All character names in the original, unfinished screenplay for The Ghost of Gabriel's Horn was changed. The main villain of the script was split into two characters. One brutal and cunning, the other...dormant. He has a genuine smile for now. But, even the time period changed. The story went from modern day to 1957 (of course, arcing back to 1917, 1933, '34, '37, and Colonial American slavery). New characters were added, and the story and mythos was fleshed out to what can be read and enjoyed now.

The grand composition started late March 2011. Putting the elements of the original, unfinished script into the first chapter was a challenge. I almost jumped straight to a project I won't be touching until far down the line. But I stuck to my guns. When the first chapter for The Ghost of Gabriel's Horn came to a close, I was satisfied and inspired to continue with the rest of the ideas scripted, noted, and outlined. The Son Dial Tone makes its first appearance in chapter 3, when Horatio Peters is able to finally play his father's mystical compositions through a magical horn. From there, arrogantly I shall express, I take you again (dear reader) on another imaginative trip.

More to come...

b write black

Sunday, January 13, 2013

"The mystic chords of memory..."

Part of the hero's journey in The Ghost of Gabriel's Horn is Horatio Peters' journey into a past life through a song first composed by his father Pete Peters.

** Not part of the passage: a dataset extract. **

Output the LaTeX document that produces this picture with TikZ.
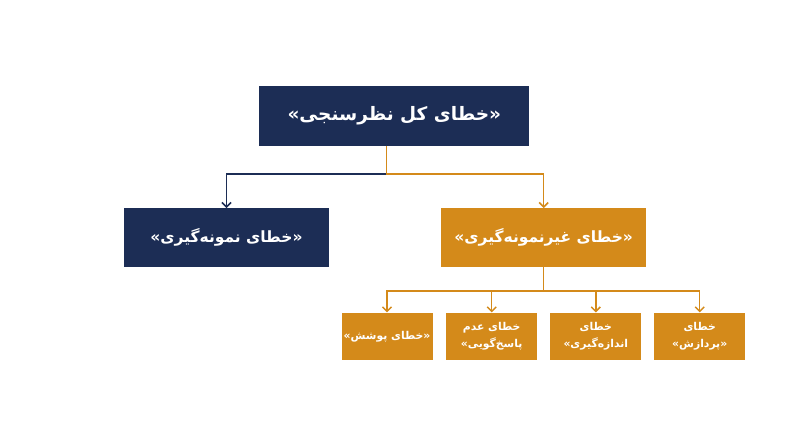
\documentclass[tikz,border=0pt]{standalone}
\usepackage{fontspec}
\usepackage{xcolor}
\usepackage{tikz}
\usetikzlibrary{arrows.meta}
\TeXXeTstate=1
\newfontfamily\arabicfont[Script=Arabic]{DejaVu Sans}
\definecolor{navy}{RGB}{28,45,85}
\definecolor{gold}{RGB}{212,138,26}

\begin{document}
\begin{tikzpicture}[x=1pt,y=-1pt,>={Straight Barb[length=4.5pt,width=9pt]},
	main node/.style={rectangle, fill=navy, text=white, minimum width=205pt, minimum height=58.5pt, inner sep=0pt, font=\arabicfont\bfseries\fontsize{15.5}{19}\selectfont},
	gold node/.style={main node, fill=gold},
	sub node/.style={rectangle, fill=gold, text=white, minimum width=91pt, minimum height=47.3pt, inner sep=0pt, align=center, font=\arabicfont\bfseries\fontsize{10.8}{17}\selectfont},
	navy line/.style={navy, line width=1.5pt},
	gold line/.style={gold, line width=1.5pt}]
	\fill[white] (0,0) rectangle (800,447);
	\useasboundingbox (0,0) rectangle (800,447);
	% Nodes
	\node[main node, minimum width=270pt, minimum height=59.7pt, font=\arabicfont\bfseries\fontsize{18.5}{22}\selectfont] (1) at (394.3,116) {\beginR«خطای کل نظرسنجی»\endR};
	\node[main node] (2) at (226.5,237.5) {\beginR«خطای نمونه^^^^200cگیری»\endR};
	\node[gold node] (3) at (543.7,237.5) {\beginR«خطای غیرنمونه^^^^200cگیری»\endR};
	
	\node[sub node] (4) at (387,336.3) {\beginR«خطای پوشش»\endR};
	\node[sub node] (5) at (491.7,336.3) {\beginR خطای عدم\endR\\\beginR پاسخ^^^^200cگویی»\endR};
	\node[sub node] (6) at (595.8,336.3) {\beginR خطای\endR\\\beginR اندازه^^^^200cگیری»\endR};
	\node[sub node] (7) at (699.7,336.3) {\beginR خطای\endR\\\beginR«پردازش»\endR};
	
	% Connectors
	\coordinate (s1) at (386.7,174);
	\coordinate (s2) at (543.7,291);
	\draw[navy line, ->] (s1) -| (2.north);
	\draw[gold line, ->] (s1 |- 1.south) -- (s1) -| (3.north);
	
	\draw[gold line] (3.south) -- (s2);
	\foreach \n in {4,...,7}
		\draw[gold line, ->] (s2) -| (\n.north);
	
\end{tikzpicture}
\end{document}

The Son Dial Tone. This is my third epic poem. Yes. You read that correctly. This means that the third epic poem was published before the second epic poem. But there was a bit of a cheat code in that it's featured in The Ghost of Gabriel's Horn, serving as the past life for the Peters family and the three generations of Amat women from Water Bug Hollow, Louisiana.

The Son Dial Tone is but the tip of the magic iceberg inside The Ghost of Gabriel’s Horn.

Read more about The Son Dial Tone's story here at the new Twin Griffin Book's landing page. And then explore The Ghost of Gabriel's Horn to see how prose and poetry come together as parallel stories and lives.

b write black.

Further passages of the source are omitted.